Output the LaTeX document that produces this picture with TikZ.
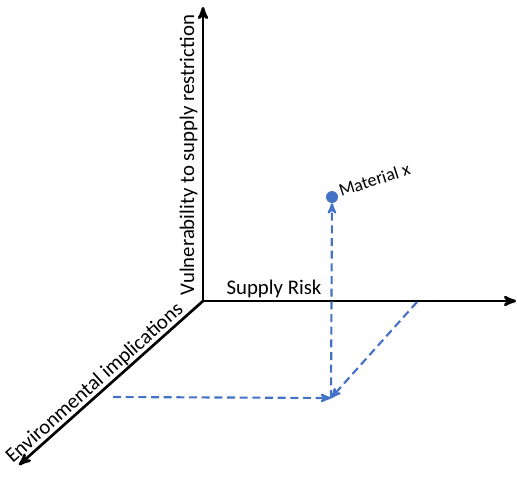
\documentclass[tikz,border=0pt]{standalone}
\usepackage{fontspec}
\setmainfont{Carlito}
\usetikzlibrary{arrows}
\definecolor{guideblue}{HTML}{4472C4}

\begin{document}
\begin{tikzpicture}[x=0.75pt,y=-0.75pt,>=stealth',
  axis/.style={->,line width=2pt},
  guide/.style={->,guideblue,line width=1.6pt,dash pattern=on 6pt off 3.5pt},
  lbl/.style={font=\fontsize{15.6}{18}\selectfont,inner sep=1pt}]
\useasboundingbox (0,0) rectangle (517,493);

% define the axes
  \coordinate (O)    at (203,301);
  \coordinate (yend) at (203,7);
  \coordinate (xend) at (516,301);
  \coordinate (zend) at (19,465);

  \draw[axis] (O) -- (yend);
  \draw[axis] (O) -- (xend);
  \draw[axis] (O) -- (zend);

% axis labels
  \node[lbl, rotate=90, anchor=south] (vlab) at (199,155)
{Vulnerability to supply restriction};
  \node[lbl, anchor=south]            (slab) at (274,299)
{Supply Risk};
  \path (O) -- (zend) node[lbl, pos=0.55, rotate=41.7, anchor=south] (elab)
{Environmental implications};

% the material and its projections
  \node[circle, fill=guideblue, inner sep=0pt, minimum size=9pt] (matx) at (332,197) {};
  \node[font=\fontsize{13.5}{16}\selectfont, rotate=18, anchor=base west, inner sep=0pt] (mlab) at (341,197)
{Material x};
  \coordinate (proj)  at (331,398);
  \coordinate (envpt) at (113,397);
  \coordinate (riskpt) at (417,302);

  \draw[guide] (envpt) -- (proj);
  \draw[guide] (riskpt) -- (proj);
  \draw[guide] (proj) -- (matx);

\end{tikzpicture}
\end{document}
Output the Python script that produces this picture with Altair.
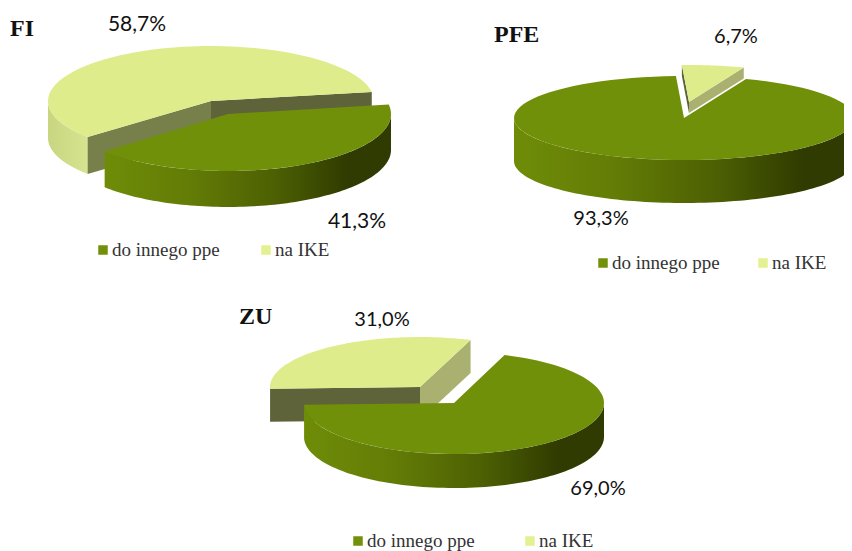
import altair as alt
import numpy as np
import pandas as pd

# ---- data ----
pies = ["FI", "PFE", "ZU"]
categories = ["do innego ppe", "na IKE"]
share_ppe = [41.3, 93.3, 69.0]
share_ike = [58.7, 6.7, 31.0]

# ---- layout (reference pixels) ----
first_angle = [9.5, 68.6, 70.3]          # where the first slice starts, degrees ccw from east
green_geo = [(228, 114, 163, 57, 36), (684, 118, 170, 42, 43), (454, 403, 150, 51, 34)]
yellow_geo = [(211, 101, 163, 55, 37), (689, 102, 150, 37, 11), (420, 387, 150, 50, 33)]
yellow_faces = [("#77804a", "#5f6339"), ("#5f6339", "#a9b070"), ("#5f6339", "#a9b070")]
green_on_top = [True, False, True]
title_pos = [(10, 29), (494, 35), (239, 317)]
ppe_label_pos = [(357, 222), (601, 219), (598, 489)]
ike_label_pos = [(137, 25), (736, 37), (382, 320)]
label_size = [21, 20, 20]
legend_pos = [((103, 250), (266, 250)), ((603, 263), (763, 263)), ((358, 541), (530, 541))]

GREEN = "#71900a"
YELLOW = "#dfec8c"
LEG_GREEN = "#72900a"
LEG_YELLOW = "#e4f191"

x_scale = alt.Scale(domain=[8, 844], nice=False, zero=False)
y_scale = alt.Scale(domain=[551, 8], nice=False, zero=False)


def arc(cx, cy, rx, ry, a0, a1, dy=0):
    t = np.radians(np.linspace(a0, a1, 90))
    return list(zip(cx + rx * np.cos(t), cy - ry * np.sin(t) + dy))


def poly(points, **mark):
    pts = list(points) + [points[0]]
    df = pd.DataFrame(pts, columns=["x", "y"])
    df["i"] = range(len(df))
    return (
        alt.Chart(df)
        .mark_line(strokeWidth=0, filled=True, clip=True, **mark)
        .encode(
            x=alt.X("x:Q", scale=x_scale, axis=None),
            y=alt.Y("y:Q", scale=y_scale, axis=None),
            order=alt.Order("i:Q"),
        )
    )


def gradient(stops):
    return alt.Gradient(
        gradient="linear", x1=0, y1=0, x2=1, y2=0,
        stops=[alt.GradientStop(offset=o, color=c) for o, c in stops],
    )


GREEN_WALL = gradient([(0, "#6f8c08"), (0.3, "#637c06"), (0.6, "#4c5f03"), (0.85, "#2f3b00"), (1, "#2f3b00")])
YELLOW_WALL = gradient([(0, "#c8d682"), (1, "#d6e48f")])


def lower_part(a_hi, a_lo):
    """Clockwise span a_hi -> a_lo, clipped to the front half (180..360 deg)."""
    spans = []
    for k in (0, -360, 360):
        hi, lo = min(a_hi + k, 360), max(a_lo + k, 180)
        if hi > lo:
            spans.append((hi, lo))
    return spans


def slice_layers(geo, a_start, span, top, wall, faces=None):
    cx, cy, rx, ry, d = geo
    a_end = a_start - span
    out = []
    for hi, lo in lower_part(a_start, a_end):
        upper = arc(cx, cy, rx, ry, hi, lo)
        lower = arc(cx, cy, rx, ry, lo, hi, d)
        out.append(poly(upper + lower, fill=wall))
    if faces:
        for a, colour in zip((a_start, a_end), faces):
            e = arc(cx, cy, rx, ry, a, a)[0]
            out.append(poly([(cx, cy), e, (e[0], e[1] + d), (cx, cy + d)], fill=colour))
    out.append(poly([(cx, cy)] + arc(cx, cy, rx, ry, a_start, a_end), fill=top))
    return out


layers = []
for n in range(len(pies)):
    span_g = share_ppe[n] * 3.6
    span_y = share_ike[n] * 3.6
    green = slice_layers(green_geo[n], first_angle[n], span_g, GREEN, GREEN_WALL)
    yellow = slice_layers(yellow_geo[n], first_angle[n] - span_g, span_y, YELLOW, YELLOW_WALL, yellow_faces[n])
    layers += (yellow + green) if green_on_top[n] else (green + yellow)


def pct(v):
    return f"{v:.1f}%".replace(".", ",")


def text_layer(rows, align, **mark):
    df = pd.DataFrame(rows, columns=["x", "y", "t"])
    return (
        alt.Chart(df)
        .mark_text(align=align, baseline="middle", **mark)
        .encode(
            x=alt.X("x:Q", scale=x_scale, axis=None),
            y=alt.Y("y:Q", scale=y_scale, axis=None),
            text="t:N",
        )
    )


for i in range(3):
    rows = [(*ppe_label_pos[i], pct(share_ppe[i])), (*ike_label_pos[i], pct(share_ike[i]))]
    layers.append(text_layer(rows, "center", font="Lato", fontSize=label_size[i], color="#111111"))
layers.append(
    text_layer([(*title_pos[i], pies[i]) for i in range(3)], "left",
               font="Liberation Serif", fontSize=24, fontWeight="bold", color="#111111")
)
legend_rows = []
sq_rows = []
for pair in legend_pos:
    for (x, y), cat in zip(pair, categories):
        legend_rows.append((x + 9, y, cat))
        sq_rows.append((x, y, cat))
layers.append(text_layer(legend_rows, "left", font="Liberation Serif", fontSize=19, color="#333333"))
layers.append(
    alt.Chart(pd.DataFrame(sq_rows, columns=["x", "y", "c"]))
    .mark_square(size=90, opacity=1)
    .encode(
        x=alt.X("x:Q", scale=x_scale, axis=None),
        y=alt.Y("y:Q", scale=y_scale, axis=None),
        color=alt.Color("c:N", scale=alt.Scale(domain=categories, range=[LEG_GREEN, LEG_YELLOW]), legend=None),
    )
)

chart = (
    alt.layer(*layers)
    .properties(width=836, height=543, padding=0, autosize=alt.AutoSizeParams(type="none"), background="white")
    .configure_view(stroke=None)
)
chart.save("out.html", embed_options={"renderer": "svg", "actions": False})
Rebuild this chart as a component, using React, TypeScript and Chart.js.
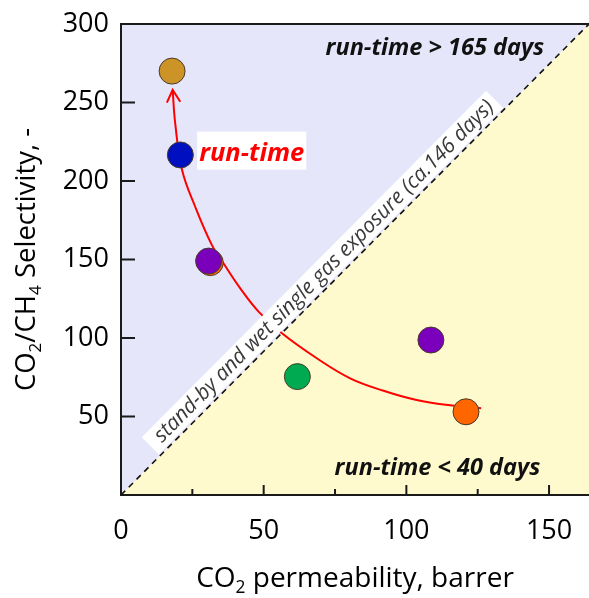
import React, { useEffect, useRef } from 'react';
import { Chart, registerables } from 'chart.js';

Chart.register(...registerables);

// ---- axis ranges & ticks ----
const X_MIN = 0;
const X_MAX = 164;
const Y_MIN = 0;
const Y_MAX = 300;
const xTickValues = [0, 50, 100, 150];
const xMinorTickValues = [25, 75, 125];
const yTickValues = [50, 100, 150, 200, 250, 300];

// ---- data points (CO2 permeability, CO2/CH4 selectivity) ----
const pointX = [17.9, 20.8, 31.3, 30.7, 61.8, 108.6, 120.9];
const pointY = [270, 216.6, 148, 149, 75.4, 98.7, 53];
const pointColors = ['#CC9326', '#0010C0', '#FF6600', '#7B00BB', '#00AA50', '#7B00BB', '#FF6600'];

// ---- red "run-time" trend curve ----
const curveX = [126.2, 115.3, 103.6, 92, 80.3, 68.6, 56.4, 48.2, 41.8, 35.9, 31.9, 26, 21.4, 19, 18.1];
const curveY = [55.2, 57.1, 60.5, 66.4, 74.3, 87.1, 103, 116.8, 131.6, 147.6, 159, 183.6, 207, 236.7, 258];

// ---- diagonal separating line ----
const diagX = [0, 164];
const diagY = [0, 300];

// ---- annotation texts ----
const topLabel = 'run-time > 165 days';
const topLabelPos = [110, 280];
const bottomLabel = 'run-time < 40 days';
const bottomLabelPos = [110.9, 12.7];
const runLabel = 'run-time';
const runLabelPos = [27.4, 213];
const diagLabel = 'stand-by and wet single gas exposure (ca.146 days)';
const diagLabelPos = [71.2, 142.4];

const FONT = '"Open Sans", Lato, sans-serif';
const LAVENDER = '#E6E6FA';
const YELLOW = '#FFFACD';
const AXIS = '#1a1a1a';

type Part = { t: string; sub?: boolean };

function drawRich(ctx: CanvasRenderingContext2D, parts: Part[], size: number, x: number, y: number) {
  const subSize = size * 0.62;
  let total = 0;
  for (const p of parts) {
    ctx.font = `${p.sub ? subSize : size}px ${FONT}`;
    total += ctx.measureText(p.t).width;
  }
  let cx = x - total / 2;
  ctx.textAlign = 'left';
  ctx.textBaseline = 'alphabetic';
  for (const p of parts) {
    ctx.font = `${p.sub ? subSize : size}px ${FONT}`;
    ctx.fillText(p.t, cx, p.sub ? y + size * 0.2 : y);
    cx += ctx.measureText(p.t).width;
  }
}

const overlayPlugin = {
  id: 'overlay',
  afterDatasetsDraw(chart: any) {
    const ctx: CanvasRenderingContext2D = chart.ctx;
    const xs = chart.scales.x;
    const ys = chart.scales.y;
    const area = chart.chartArea;
    ctx.save();

    // arrow head at end of curve
    const n = curveX.length;
    const tipX = xs.getPixelForValue(curveX[n - 1]);
    const tipY = ys.getPixelForValue(curveY[n - 1]);
    const prevX = xs.getPixelForValue(curveX[n - 2]);
    const prevY = ys.getPixelForValue(curveY[n - 2]);
    const ang = Math.atan2(tipY - prevY, tipX - prevX);
    const len = 14;
    const spread = 0.5;
    ctx.strokeStyle = '#FF0000';
    ctx.lineWidth = 2;
    ctx.beginPath();
    ctx.moveTo(tipX - len * Math.cos(ang - spread), tipY - len * Math.sin(ang - spread));
    ctx.lineTo(tipX, tipY);
    ctx.lineTo(tipX - len * Math.cos(ang + spread), tipY - len * Math.sin(ang + spread));
    ctx.stroke();

    // diagonal label with white box
    const dx0 = xs.getPixelForValue(diagX[0]);
    const dy0 = ys.getPixelForValue(diagY[0]);
    const dx1 = xs.getPixelForValue(diagX[1]);
    const dy1 = ys.getPixelForValue(diagY[1]);
    const rot = Math.atan2(dy1 - dy0, dx1 - dx0);
    ctx.save();
    ctx.translate(xs.getPixelForValue(diagLabelPos[0]), ys.getPixelForValue(diagLabelPos[1]));
    ctx.rotate(rot);
    ctx.font = `italic 21px ${FONT}`;
    const dw = ctx.measureText(diagLabel).width;
    ctx.fillStyle = '#FFFFFF';
    ctx.fillRect(-dw / 2 - 10, -12.5, dw + 16, 24);
    ctx.fillStyle = '#3a3a3a';
    ctx.textAlign = 'center';
    ctx.textBaseline = 'middle';
    ctx.fillText(diagLabel, 0, 0);
    ctx.restore();

    // run-time label with white box
    ctx.font = `bold italic 25.5px ${FONT}`;
    const rx = xs.getPixelForValue(runLabelPos[0]);
    const ry = ys.getPixelForValue(runLabelPos[1]);
    const rw = ctx.measureText(runLabel).width;
    ctx.fillStyle = '#FFFFFF';
    ctx.fillRect(rx - 2, ry - 29, rw + 4, 38);
    ctx.fillStyle = '#FF0000';
    ctx.textAlign = 'left';
    ctx.textBaseline = 'alphabetic';
    ctx.fillText(runLabel, rx, ry);

    // corner labels
    ctx.font = `bold italic 23.5px ${FONT}`;
    ctx.fillStyle = '#111111';
    ctx.textAlign = 'center';
    ctx.fillText(topLabel, xs.getPixelForValue(topLabelPos[0]), ys.getPixelForValue(topLabelPos[1]));
    ctx.fillText(bottomLabel, xs.getPixelForValue(bottomLabelPos[0]), ys.getPixelForValue(bottomLabelPos[1]));

    // axes frame
    ctx.strokeStyle = AXIS;
    ctx.lineWidth = 2;
    ctx.beginPath();
    ctx.moveTo(area.right + 2, area.top);
    ctx.lineTo(area.left, area.top);
    ctx.lineTo(area.left, area.bottom);
    ctx.lineTo(area.right + 2, area.bottom);
    ctx.stroke();

    // tick marks (inside)
    ctx.beginPath();
    for (const v of yTickValues) {
      const py = ys.getPixelForValue(v);
      ctx.moveTo(area.left, py);
      ctx.lineTo(area.left + 14, py);
    }
    for (const v of xTickValues) {
      const px = xs.getPixelForValue(v);
      ctx.moveTo(px, area.bottom);
      ctx.lineTo(px, area.bottom - 10);
    }
    for (const v of xMinorTickValues) {
      const px = xs.getPixelForValue(v);
      ctx.moveTo(px, area.bottom);
      ctx.lineTo(px, area.bottom - 6);
    }
    ctx.stroke();

    // axis titles
    ctx.fillStyle = '#000000';
    drawRich(ctx, [{ t: 'CO' }, { t: '2', sub: true }, { t: ' permeability, barrer' }], 28, (area.left + area.right) / 2, 587);
    ctx.save();
    ctx.translate(35, (area.top + area.bottom) / 2);
    ctx.rotate(-Math.PI / 2);
    drawRich(ctx, [{ t: 'CO' }, { t: '2', sub: true }, { t: '/CH' }, { t: '4', sub: true }, { t: ' Selectivity, -' }], 27.5, 0, 0);
    ctx.restore();

    ctx.restore();
  },
};

export default function App() {
  const canvasRef = useRef<HTMLCanvasElement | null>(null);

  useEffect(() => {
    document.body.style.margin = '0';
    const canvas = canvasRef.current;
    if (!canvas) return;

    const diagData = diagX.map((x, i) => ({ x, y: diagY[i] }));
    const curveData = curveX.map((x, i) => ({ x, y: curveY[i] }));
    const pointData = pointX.map((x, i) => ({ x, y: pointY[i] }));

    const chart = new Chart(canvas, {
      type: 'scatter',
      data: {
        datasets: [
          {
            label: 'points',
            data: pointData,
            backgroundColor: pointColors,
            borderColor: '#4a3a2a',
            borderWidth: 1,
            pointRadius: 13,
            pointHoverRadius: 13,
            showLine: false,
            order: 1,
          } as any,
          {
            label: 'curve',
            data: curveData,
            showLine: true,
            borderColor: '#FF0000',
            borderWidth: 2,
            pointRadius: 0,
            tension: 0.4,
            fill: false,
            order: 2,
          } as any,
          {
            label: 'diag',
            data: diagData,
            showLine: true,
            borderColor: '#111111',
            borderWidth: 1.6,
            borderDash: [6, 5],
            pointRadius: 0,
            backgroundColor: LAVENDER,
            fill: 'end',
            order: 3,
          } as any,
          {
            label: 'below',
            data: diagData,
            showLine: true,
            borderWidth: 0,
            borderColor: 'rgba(0,0,0,0)',
            pointRadius: 0,
            backgroundColor: YELLOW,
            fill: 'start',
            order: 4,
          } as any,
        ],
      },
      options: {
        responsive: false,
        animation: false,
        events: [],
        layout: { autoPadding: false, padding: { top: 24, right: 0, left: 0, bottom: 0 } },
        plugins: {
          legend: { display: false },
          tooltip: { enabled: false },
          title: { display: false },
        },
        scales: {
          x: {
            type: 'linear',
            min: X_MIN,
            max: X_MAX,
            afterFit: (s: any) => { s.height = 103; s.paddingRight = 0; s.paddingLeft = 0; },
            grid: { display: false, drawTicks: false },
            border: { display: false },
            ticks: {
              stepSize: 50,
              includeBounds: false,
              padding: 20,
              color: '#000',
              font: { family: FONT, size: 27 },
              callback: (v: any) => (xTickValues.includes(Number(v)) ? String(v) : ''),
            },
          },
          y: {
            type: 'linear',
            min: Y_MIN,
            max: Y_MAX,
            afterFit: (s: any) => { s.width = 121; s.paddingTop = 0; s.paddingBottom = 0; },
            grid: { display: false, drawTicks: false },
            border: { display: false },
            ticks: {
              stepSize: 50,
              padding: 12,
              color: '#000',
              font: { family: FONT, size: 27 },
              callback: (v: any) => (yTickValues.includes(Number(v)) ? String(v) : ''),
            },
          },
        },
      } as any,
      plugins: [overlayPlugin],
    });

    return () => chart.destroy();
  }, []);

  return (
    <div style={{ width: 589, height: 598 }}>
      <canvas ref={canvasRef} width={589} height={598} />
    </div>
  );
}
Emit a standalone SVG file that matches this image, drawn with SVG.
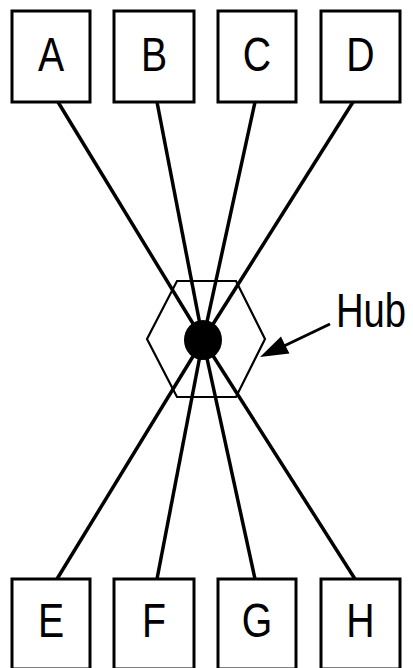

--

◆ Your objective
From the material above, gather all lines that include the string "with" and copy them.

◆ Output of the task
Output the LaTeX document that produces this picture with TikZ.
Output the Python script that produces this picture with Altair.
    // diagonal label with white box
    // run-time label with white box
Emit a standalone SVG file that matches this image, drawn with SVG.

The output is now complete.